<<<<

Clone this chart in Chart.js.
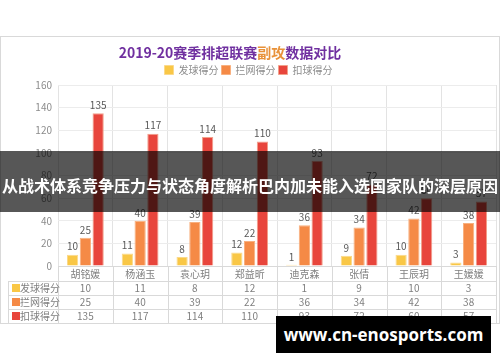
<!DOCTYPE html>
<html>
<head>
<meta charset="utf-8">
<script src="https://cdn.jsdelivr.net/npm/chart.js@4.4.1/dist/chart.umd.min.js"></script>
<style>
  body { margin: 0; background: #fff; width: 500px; height: 362px; position: relative; overflow: hidden; font-family: "Noto Sans CJK SC", sans-serif; }
  #frame { position: absolute; left: 0; top: 36px; width: 500px; height: 288px; box-sizing: border-box; border: 1px solid #d9d9d9; }
  #banner { position: absolute; left: 0; top: 151px; width: 500px; height: 61px; background: rgba(0,0,0,0.66); color: #fff; font-weight: bold; font-size: 16px; line-height: 61px; text-align: center; white-space: nowrap; padding-top: 4px; box-sizing: border-box; }
  #mark { position: absolute; left: 276px; top: 316px; width: 215px; height: 37px; background: #000; color: #fff; font-family: "Open Sans", sans-serif; font-weight: bold; font-size: 17px; line-height: 37px; text-align: center; }
</style>
</head>
<body>
<div id="frame"><canvas id="chart"></canvas></div>
<div id="banner">从战术体系竞争压力与状态角度解析巴内加未能入选国家队的深层原因</div>
<div id="mark">www.cn-enosports.com</div>
<script>
const players = ["胡铭媛", "杨涵玉", "袁心玥", "郑益昕", "迪克森", "张倩", "王辰玥", "王媛媛"];
const serveScores = [10, 11, 8, 12, 1, 9, 10, 3];
const blockScores = [25, 40, 39, 22, 36, 34, 42, 38];
const spikeScores = [135, 117, 114, 110, 93, 72, 60, 57];
const yTicks = [0, 20, 40, 60, 80, 100, 120, 140, 160];

const seriesNames = ["发球得分", "拦网得分", "扣球得分"];
const seriesColors = ["#f9c746", "#f58a46", "#e8453c"];
const seriesBorders = ["#fbd98a", "#f8b07f", "#f2a08a"];
const seriesData = [serveScores, blockScores, spikeScores];

const titlePlugin = {
  id: "twoColorTitle",
  afterDraw(chart) {
    const ctx = chart.ctx;
    const parts = [["2019-20赛季排超联赛", "#7030a0"], ["副攻", "#e8923a"], ["数据对比", "#7030a0"]];
    ctx.save();
    ctx.font = "bold 14px 'Noto Sans CJK SC'";
    ctx.textBaseline = "middle";
    let total = 0;
    parts.forEach(p => total += ctx.measureText(p[0]).width);
    let x = 229 - total / 2;
    parts.forEach(p => {
      ctx.fillStyle = p[1];
      ctx.fillText(p[0], x, 16);
      x += ctx.measureText(p[0]).width;
    });
    ctx.restore();
  }
};

const labelPlugin = {
  id: "barValues",
  afterDatasetsDraw(chart) {
    const ctx = chart.ctx;
    ctx.save();
    ctx.font = "10px 'Noto Sans CJK SC'";
    ctx.fillStyle = "#595959";
    ctx.textAlign = "center";
    ctx.textBaseline = "bottom";
    chart.data.datasets.forEach((ds, di) => {
      chart.getDatasetMeta(di).data.forEach((bar, i) => {
        ctx.fillText(ds.data[i], bar.x, bar.y - 3);
      });
    });
    ctx.restore();
  }
};

const tablePlugin = {
  id: "dataTable",
  afterDraw(chart) {
    const ctx = chart.ctx;
    const x = chart.scales.x;
    const area = chart.chartArea;
    const step = (area.right - area.left) / players.length;
    const left = 7;
    const rowTop = area.bottom + 15;
    const rowH = 14;
    ctx.save();
    ctx.strokeStyle = "#d9d9d9";
    ctx.lineWidth = 1;
    // table borders
    for (let i = 0; i <= players.length; i++) {
      const px = Math.round(area.left + i * step) + 0.5;
      ctx.beginPath();
      ctx.moveTo(px, area.bottom);
      ctx.lineTo(px, rowTop + rowH * 3);
      ctx.stroke();
    }
    ctx.beginPath();
    ctx.moveTo(left + 0.5, rowTop);
    ctx.lineTo(left + 0.5, rowTop + rowH * 3);
    ctx.stroke();
    for (let r = 0; r <= 3; r++) {
      const py = Math.round(rowTop + r * rowH) + 0.5;
      ctx.beginPath();
      ctx.moveTo(left, py);
      ctx.lineTo(area.right, py);
      ctx.stroke();
    }
    ctx.font = "10px 'Noto Sans CJK SC'";
    ctx.fillStyle = "#7f7f7f";
    ctx.textBaseline = "middle";
    ctx.textAlign = "center";
    players.forEach((p, i) => {
      ctx.fillText(p, x.getPixelForValue(i), area.bottom + 8);
    });
    seriesData.forEach((arr, r) => {
      const cy = rowTop + r * rowH + rowH / 2;
      ctx.fillStyle = seriesColors[r];
      ctx.fillRect(left + 4, cy - 4, 8, 8);
      ctx.fillStyle = "#7f7f7f";
      ctx.textAlign = "left";
      ctx.fillText(seriesNames[r], left + 12, cy);
      ctx.textAlign = "center";
      arr.forEach((v, i) => ctx.fillText(v, x.getPixelForValue(i), cy));
    });
    ctx.restore();
  }
};

const chart = new Chart(document.getElementById("chart"), {
  type: "bar",
  data: {
    labels: players,
    datasets: seriesNames.map((name, i) => ({
      label: name,
      data: seriesData[i],
      backgroundColor: seriesColors[i],
      borderColor: seriesBorders[i],
      borderWidth: 1,
      categoryPercentage: 0.7,
      barPercentage: 0.88,
    })),
  },
  options: {
    responsive: true,
    maintainAspectRatio: false,
    animation: false,
    layout: { padding: { top: 25, right: 3, bottom: 57, left: 0 } },
    plugins: {
      legend: {
        position: "top",
        labels: {
          boxWidth: 9,
          boxHeight: 9,
          padding: 3,
          color: "#8c8c8c",
          font: { size: 10, family: "'Noto Sans CJK SC'" },
        },
      },
      tooltip: { enabled: false },
    },
    scales: {
      x: {
        ticks: { display: false },
        grid: { offset: true, color: "#e3e3e3", drawTicks: false },
        border: { color: "#d9d9d9" },
      },
      y: {
        min: 0,
        max: 160,
        afterBuildTicks: (s) => { s.ticks = yTicks.map(v => ({ value: v })); },
        afterFit: (s) => { s.width = 57; },
        ticks: { color: "#8c8c8c", font: { size: 10, family: "'Noto Sans CJK SC'" }, padding: 6 },
        grid: { color: "#ececec", drawTicks: false },
        border: { display: false },
      },
    },
  },
  plugins: [titlePlugin, labelPlugin, tablePlugin],
});
</script>
</body>
</html>
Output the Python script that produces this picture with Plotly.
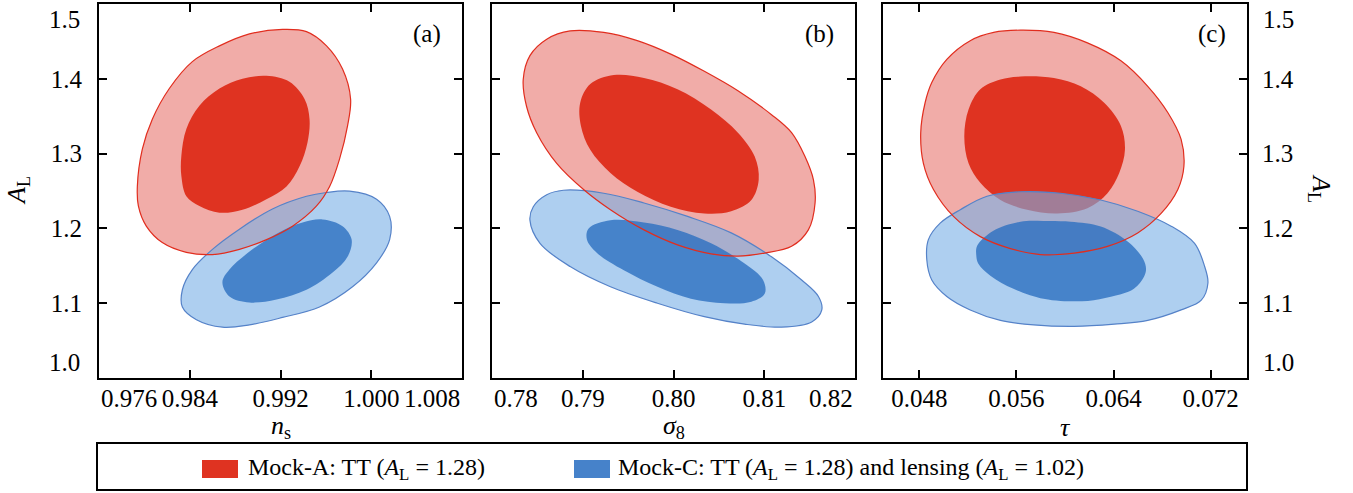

>>>>

**What this task involves**
Repeat the listing in full and exactly. Leave any pictures out.

**Task output**
Clone this chart in Chart.js.
<!DOCTYPE html>
<html>
<head>
<meta charset="utf-8">
<script src="https://cdn.jsdelivr.net/npm/chart.js@4.4.1/dist/chart.umd.min.js"></script>
<style>
  body { margin: 0; background: #fff; width: 500px; height: 362px; position: relative; overflow: hidden; font-family: "Noto Sans CJK SC", sans-serif; }
  #frame { position: absolute; left: 0; top: 36px; width: 500px; height: 288px; box-sizing: border-box; border: 1px solid #d9d9d9; }
  #banner { position: absolute; left: 0; top: 151px; width: 500px; height: 61px; background: rgba(0,0,0,0.66); color: #fff; font-weight: bold; font-size: 16px; line-height: 61px; text-align: center; white-space: nowrap; padding-top: 4px; box-sizing: border-box; }
  #mark { position: absolute; left: 276px; top: 316px; width: 215px; height: 37px; background: #000; color: #fff; font-family: "Open Sans", sans-serif; font-weight: bold; font-size: 17px; line-height: 37px; text-align: center; }
</style>
</head>
<body>
<div id="frame"><canvas id="chart"></canvas></div>
<div id="banner">从战术体系竞争压力与状态角度解析巴内加未能入选国家队的深层原因</div>
<div id="mark">www.cn-enosports.com</div>
<script>
const players = ["胡铭媛", "杨涵玉", "袁心玥", "郑益昕", "迪克森", "张倩", "王辰玥", "王媛媛"];
const serveScores = [10, 11, 8, 12, 1, 9, 10, 3];
const blockScores = [25, 40, 39, 22, 36, 34, 42, 38];
const spikeScores = [135, 117, 114, 110, 93, 72, 60, 57];
const yTicks = [0, 20, 40, 60, 80, 100, 120, 140, 160];

const seriesNames = ["发球得分", "拦网得分", "扣球得分"];
const seriesColors = ["#f9c746", "#f58a46", "#e8453c"];
const seriesBorders = ["#fbd98a", "#f8b07f", "#f2a08a"];
const seriesData = [serveScores, blockScores, spikeScores];

const titlePlugin = {
  id: "twoColorTitle",
  afterDraw(chart) {
    const ctx = chart.ctx;
    const parts = [["2019-20赛季排超联赛", "#7030a0"], ["副攻", "#e8923a"], ["数据对比", "#7030a0"]];
    ctx.save();
    ctx.font = "bold 14px 'Noto Sans CJK SC'";
    ctx.textBaseline = "middle";
    let total = 0;
    parts.forEach(p => total += ctx.measureText(p[0]).width);
    let x = 229 - total / 2;
    parts.forEach(p => {
      ctx.fillStyle = p[1];
      ctx.fillText(p[0], x, 16);
      x += ctx.measureText(p[0]).width;
    });
    ctx.restore();
  }
};

const labelPlugin = {
  id: "barValues",
  afterDatasetsDraw(chart) {
    const ctx = chart.ctx;
    ctx.save();
    ctx.font = "10px 'Noto Sans CJK SC'";
    ctx.fillStyle = "#595959";
    ctx.textAlign = "center";
    ctx.textBaseline = "bottom";
    chart.data.datasets.forEach((ds, di) => {
      chart.getDatasetMeta(di).data.forEach((bar, i) => {
        ctx.fillText(ds.data[i], bar.x, bar.y - 3);
      });
    });
    ctx.restore();
  }
};

const tablePlugin = {
  id: "dataTable",
  afterDraw(chart) {
    const ctx = chart.ctx;
    const x = chart.scales.x;
    const area = chart.chartArea;
    const step = (area.right - area.left) / players.length;
    const left = 7;
    const rowTop = area.bottom + 15;
    const rowH = 14;
    ctx.save();
    ctx.strokeStyle = "#d9d9d9";
    ctx.lineWidth = 1;
    // table borders
    for (let i = 0; i <= players.length; i++) {
      const px = Math.round(area.left + i * step) + 0.5;
      ctx.beginPath();
      ctx.moveTo(px, area.bottom);
      ctx.lineTo(px, rowTop + rowH * 3);
      ctx.stroke();
    }
    ctx.beginPath();
    ctx.moveTo(left + 0.5, rowTop);
    ctx.lineTo(left + 0.5, rowTop + rowH * 3);
    ctx.stroke();
    for (let r = 0; r <= 3; r++) {
      const py = Math.round(rowTop + r * rowH) + 0.5;
      ctx.beginPath();
      ctx.moveTo(left, py);
      ctx.lineTo(area.right, py);
      ctx.stroke();
    }
    ctx.font = "10px 'Noto Sans CJK SC'";
    ctx.fillStyle = "#7f7f7f";
    ctx.textBaseline = "middle";
    ctx.textAlign = "center";
    players.forEach((p, i) => {
      ctx.fillText(p, x.getPixelForValue(i), area.bottom + 8);
    });
    seriesData.forEach((arr, r) => {
      const cy = rowTop + r * rowH + rowH / 2;
      ctx.fillStyle = seriesColors[r];
      ctx.fillRect(left + 4, cy - 4, 8, 8);
      ctx.fillStyle = "#7f7f7f";
      ctx.textAlign = "left";
      ctx.fillText(seriesNames[r], left + 12, cy);
      ctx.textAlign = "center";
      arr.forEach((v, i) => ctx.fillText(v, x.getPixelForValue(i), cy));
    });
    ctx.restore();
  }
};

const chart = new Chart(document.getElementById("chart"), {
  type: "bar",
  data: {
    labels: players,
    datasets: seriesNames.map((name, i) => ({
      label: name,
      data: seriesData[i],
      backgroundColor: seriesColors[i],
      borderColor: seriesBorders[i],
      borderWidth: 1,
      categoryPercentage: 0.7,
      barPercentage: 0.88,
    })),
  },
  options: {
    responsive: true,
    maintainAspectRatio: false,
    animation: false,
    layout: { padding: { top: 25, right: 3, bottom: 57, left: 0 } },
    plugins: {
      legend: {
        position: "top",
        labels: {
          boxWidth: 9,
          boxHeight: 9,
          padding: 3,
          color: "#8c8c8c",
          font: { size: 10, family: "'Noto Sans CJK SC'" },
        },
      },
      tooltip: { enabled: false },
    },
    scales: {
      x: {
        ticks: { display: false },
        grid: { offset: true, color: "#e3e3e3", drawTicks: false },
        border: { color: "#d9d9d9" },
      },
      y: {
        min: 0,
        max: 160,
        afterBuildTicks: (s) => { s.ticks = yTicks.map(v => ({ value: v })); },
        afterFit: (s) => { s.width = 57; },
        ticks: { color: "#8c8c8c", font: { size: 10, family: "'Noto Sans CJK SC'" }, padding: 6 },
        grid: { color: "#ececec", drawTicks: false },
        border: { display: false },
      },
    },
  },
  plugins: [titlePlugin, labelPlugin, tablePlugin],
});
</script>
</body>
</html>
Output the Python script that produces this picture with Plotly.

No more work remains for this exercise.